::: Data provided :::

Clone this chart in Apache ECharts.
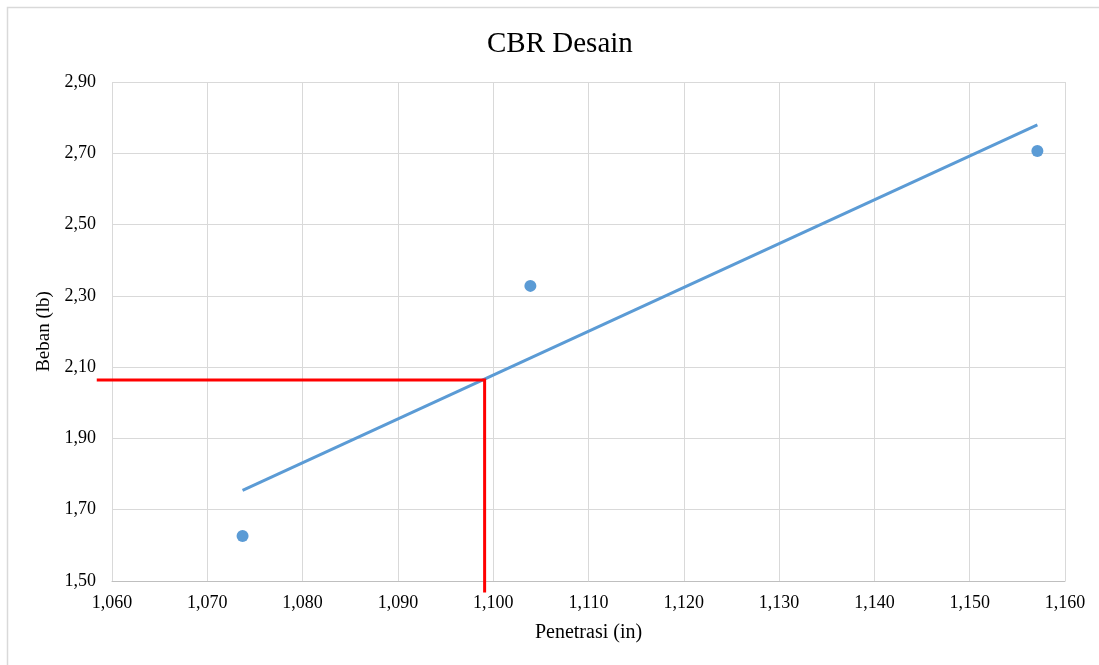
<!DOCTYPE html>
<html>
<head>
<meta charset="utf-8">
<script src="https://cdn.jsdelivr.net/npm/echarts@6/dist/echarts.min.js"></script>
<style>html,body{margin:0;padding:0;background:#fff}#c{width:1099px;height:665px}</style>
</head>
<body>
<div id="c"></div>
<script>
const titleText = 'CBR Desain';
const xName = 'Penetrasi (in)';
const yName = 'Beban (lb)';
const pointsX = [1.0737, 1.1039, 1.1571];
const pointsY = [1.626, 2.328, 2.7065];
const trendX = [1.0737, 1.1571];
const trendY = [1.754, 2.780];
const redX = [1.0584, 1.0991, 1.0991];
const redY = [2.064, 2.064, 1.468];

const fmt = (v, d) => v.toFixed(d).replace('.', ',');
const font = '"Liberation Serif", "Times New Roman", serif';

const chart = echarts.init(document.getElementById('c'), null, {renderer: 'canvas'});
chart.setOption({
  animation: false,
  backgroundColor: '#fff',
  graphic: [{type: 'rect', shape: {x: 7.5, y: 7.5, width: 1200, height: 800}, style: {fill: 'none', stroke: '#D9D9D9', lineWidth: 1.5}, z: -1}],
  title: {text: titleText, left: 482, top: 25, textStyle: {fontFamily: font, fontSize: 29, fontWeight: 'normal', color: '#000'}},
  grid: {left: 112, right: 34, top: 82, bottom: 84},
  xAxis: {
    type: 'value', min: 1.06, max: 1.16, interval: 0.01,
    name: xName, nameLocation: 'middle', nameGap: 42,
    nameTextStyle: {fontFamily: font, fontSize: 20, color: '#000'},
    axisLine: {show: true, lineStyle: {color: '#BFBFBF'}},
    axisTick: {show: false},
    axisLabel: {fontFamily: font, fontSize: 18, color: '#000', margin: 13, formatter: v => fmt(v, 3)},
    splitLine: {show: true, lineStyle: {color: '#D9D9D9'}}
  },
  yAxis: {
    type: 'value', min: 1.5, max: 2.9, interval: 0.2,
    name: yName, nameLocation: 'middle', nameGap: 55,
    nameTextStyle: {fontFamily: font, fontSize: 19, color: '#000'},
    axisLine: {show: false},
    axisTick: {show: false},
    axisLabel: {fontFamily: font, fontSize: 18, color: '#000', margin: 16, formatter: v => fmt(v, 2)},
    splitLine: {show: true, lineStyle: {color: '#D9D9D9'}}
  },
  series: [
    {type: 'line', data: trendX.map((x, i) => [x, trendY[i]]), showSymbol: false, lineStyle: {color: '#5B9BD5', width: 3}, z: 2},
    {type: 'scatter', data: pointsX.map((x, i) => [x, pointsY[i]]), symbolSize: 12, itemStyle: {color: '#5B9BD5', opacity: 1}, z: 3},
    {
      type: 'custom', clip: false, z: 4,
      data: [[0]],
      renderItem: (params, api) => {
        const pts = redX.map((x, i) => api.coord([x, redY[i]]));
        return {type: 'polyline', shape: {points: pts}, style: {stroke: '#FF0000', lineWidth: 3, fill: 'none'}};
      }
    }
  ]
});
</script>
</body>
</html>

:::

The exercise — Give back the whole listing as it stands, minus its pictures.

Reply —
Clone this chart in Apache ECharts.
<!DOCTYPE html>
<html>
<head>
<meta charset="utf-8">
<script src="https://cdn.jsdelivr.net/npm/echarts@6/dist/echarts.min.js"></script>
<style>html,body{margin:0;padding:0;background:#fff}#c{width:1099px;height:665px}</style>
</head>
<body>
<div id="c"></div>
<script>
const titleText = 'CBR Desain';
const xName = 'Penetrasi (in)';
const yName = 'Beban (lb)';
const pointsX = [1.0737, 1.1039, 1.1571];
const pointsY = [1.626, 2.328, 2.7065];
const trendX = [1.0737, 1.1571];
const trendY = [1.754, 2.780];
const redX = [1.0584, 1.0991, 1.0991];
const redY = [2.064, 2.064, 1.468];

const fmt = (v, d) => v.toFixed(d).replace('.', ',');
const font = '"Liberation Serif", "Times New Roman", serif';

const chart = echarts.init(document.getElementById('c'), null, {renderer: 'canvas'});
chart.setOption({
  animation: false,
  backgroundColor: '#fff',
  graphic: [{type: 'rect', shape: {x: 7.5, y: 7.5, width: 1200, height: 800}, style: {fill: 'none', stroke: '#D9D9D9', lineWidth: 1.5}, z: -1}],
  title: {text: titleText, left: 482, top: 25, textStyle: {fontFamily: font, fontSize: 29, fontWeight: 'normal', color: '#000'}},
  grid: {left: 112, right: 34, top: 82, bottom: 84},
  xAxis: {
    type: 'value', min: 1.06, max: 1.16, interval: 0.01,
    name: xName, nameLocation: 'middle', nameGap: 42,
    nameTextStyle: {fontFamily: font, fontSize: 20, color: '#000'},
    axisLine: {show: true, lineStyle: {color: '#BFBFBF'}},
    axisTick: {show: false},
    axisLabel: {fontFamily: font, fontSize: 18, color: '#000', margin: 13, formatter: v => fmt(v, 3)},
    splitLine: {show: true, lineStyle: {color: '#D9D9D9'}}
  },
  yAxis: {
    type: 'value', min: 1.5, max: 2.9, interval: 0.2,
    name: yName, nameLocation: 'middle', nameGap: 55,
    nameTextStyle: {fontFamily: font, fontSize: 19, color: '#000'},
    axisLine: {show: false},
    axisTick: {show: false},
    axisLabel: {fontFamily: font, fontSize: 18, color: '#000', margin: 16, formatter: v => fmt(v, 2)},
    splitLine: {show: true, lineStyle: {color: '#D9D9D9'}}
  },
  series: [
    {type: 'line', data: trendX.map((x, i) => [x, trendY[i]]), showSymbol: false, lineStyle: {color: '#5B9BD5', width: 3}, z: 2},
    {type: 'scatter', data: pointsX.map((x, i) => [x, pointsY[i]]), symbolSize: 12, itemStyle: {color: '#5B9BD5', opacity: 1}, z: 3},
    {
      type: 'custom', clip: false, z: 4,
      data: [[0]],
      renderItem: (params, api) => {
        const pts = redX.map((x, i) => api.coord([x, redY[i]]));
        return {type: 'polyline', shape: {points: pts}, style: {stroke: '#FF0000', lineWidth: 3, fill: 'none'}};
      }
    }
  ]
});
</script>
</body>
</html>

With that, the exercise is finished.